Attacks on the Press 2001: Guinea

The popular opposition leader Alpha Conde was released in late March, after serving three years of a five-year sentence for allegedly endangering national security. Conde’s release raised expectations that political change was coming to Guinea. But President Lassana Conté, who has ruled the country for nearly two decades, saw matters differently, plotting tirelessly to strengthen his grip on power.

In late November, parliamentary elections scheduled for the following month were postponed for “logistical and political reasons.” Two weeks earlier, a national referendum extended the president’s term from five to seven years and scrapped term limits. Only 20 percent of registered voters took part in the referendum. Some opposition activists, impatient with President Conté’s maneuvers, urged citizens to engage in armed struggle.

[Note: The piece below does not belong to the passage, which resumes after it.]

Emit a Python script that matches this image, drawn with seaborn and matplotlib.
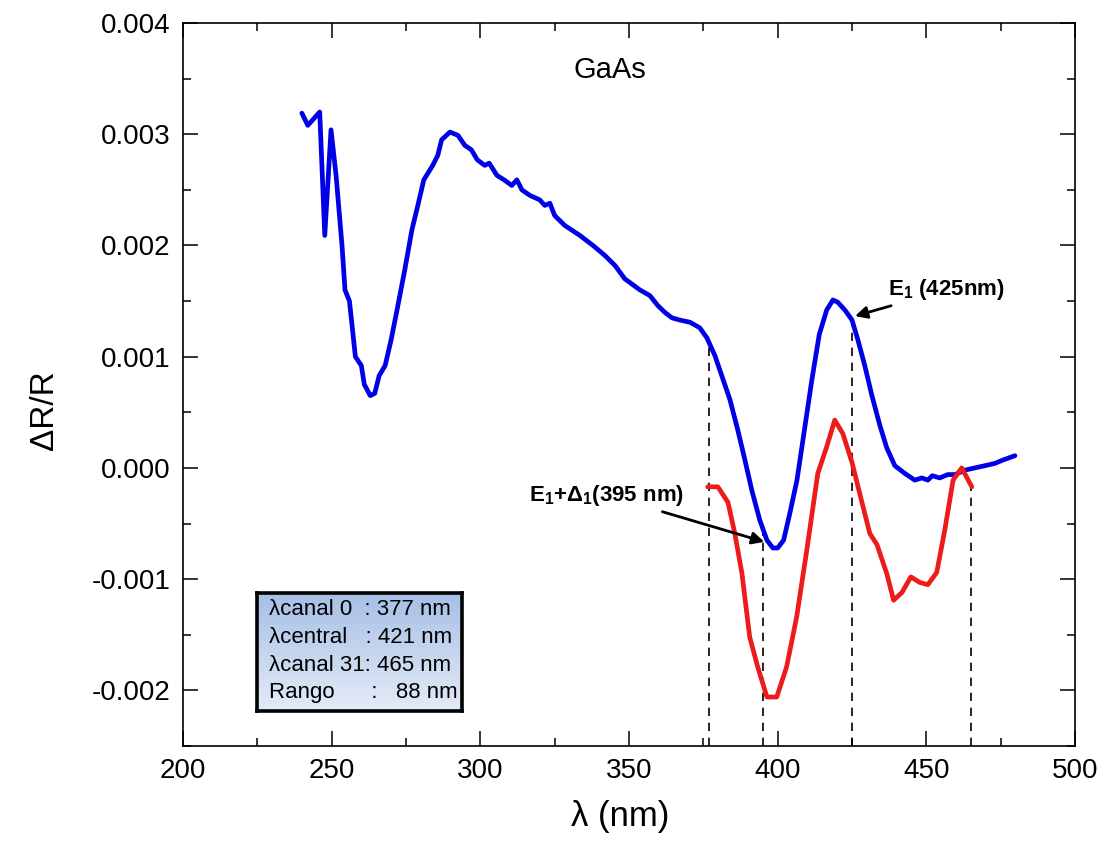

The Conté government, civilian in appearance but military at its core, arrested and jailed two journalists who had reported on corruption, cowing many others. Police, who frequently rough up reporters, assaulted at least one press photographer at a rally in the capital, Conakry.

Poor working conditions and low salaries continued to take a toll on reporters’ morale. Citing government harassment, three journalists fled Guinea in 2001, including Georges Leonard Sagno of the bi-monthly Le Dauphin.

At year’s end, Guinea remained on a war footing along its border with Sierra Leone and Liberia. Rebels from both countries have reportedly crossed into Guinea only to be bombed into retreat by Guinea’s superior air force, a tactic that caused numerous civilian casualties. In March, Human Rights Watch denounced Guinea’s indiscriminate use of force against civilians after Guinean troops raided Sierra Leonean villages along the border in search of rebels from Sierra Leone’s notorious Revolutionary United Front (RUF).

The Liberian government also claimed that Guinea had killed civilians in Liberian villages along the border. The situation remained tense at year’s end, as other West African countries considered sending at least a thousand peacekeeping troops to protect civilian populations.

On September 19, local journalists set up an independent ethics monitoring body, the Media Ethics Observatory, which the government dismissed as insufficient to improve local journalistic practices.


February 14

Aboubacar Sakho, Le Nouvel Observateur
IMPRISONED

Sakho, publisher of the Conakry weekly Le Nouvel Observateur, was sentenced to 10 months in prison and fined US$7,000 by the Court of First Instance in Conakry after Justice Minister Abou Camara brought criminal defamation charges against him.

The minister’s complaint stemmed from a January 15 article in which Le Nouvel Observateur argued that Camara had exceeded his authority by dismissing several magistrates.

After the court ruling was pronounced, Sakho was handcuffed and driven to the central prison in Conakry, where he was beaten by other inmates, a local source told CPJ.

The journalist was unconditionally released a month later.

May 8

Tibou Camara, L’Observateur
IMPRISONED

Camara, publisher of the private weekly L’Observateur, was picked up by police at his newspaper’s office in Conakry. According to eyewitnesses, the officers beat him brutally and then took him to Conakry’s central prison.

Earlier, Camara had refused to respond to a court decision demanding that he pay a 1 million Guinean francs (US$524) fine or face six months in jail in connection with a defamation charge.

On April 24, the Conakry High Court sentenced Camara and five other journalists from L’Observateur in absentia to prison terms and/or heavy fines after Malick Sankhon, a Ministry of Tourism official, claimed that an article in the weekly had defamed him. The story accused Sankhon of trying to kidnap Camara, whose paper had been very critical of the official.

Most other L’Observateur journalists, whom police sought because the incriminating article was bylined “The Newsroom” and not a single author, went into hiding, causing the paper to stop publishing briefly.

On May 12, President Lassana Conté ordered the release of Camara, the author of what some sources describe as a book of praises about Conté, an army colonel who has ruled Guinea harshly for the past decade while dragging the country into a costly border war with Liberia and Sierra Leone.

December 4

Mamadou Cellou Diallo, Le Lynx
ATTACKED

Diallo, a photojournalist with the private weekly Le Lynx, was brutally beaten by officers from the Police Special Protection and Intervention Brigade (BSPI) in the capital, Conakry.

Local sources said a BSPI commander known as Lieutenant Camara ordered the officers to assault Diallo after he photographed Camara at a student rally at Conakry University.

On December 11, Diallo’s newspaper filed a complaint against Camara for “blows and injuries.” In his complaint, Diallo claimed that the officers who beat him also stole his wristwatch and about US$55 he was carrying in his wallet. No further developments in the case had been reported at press time.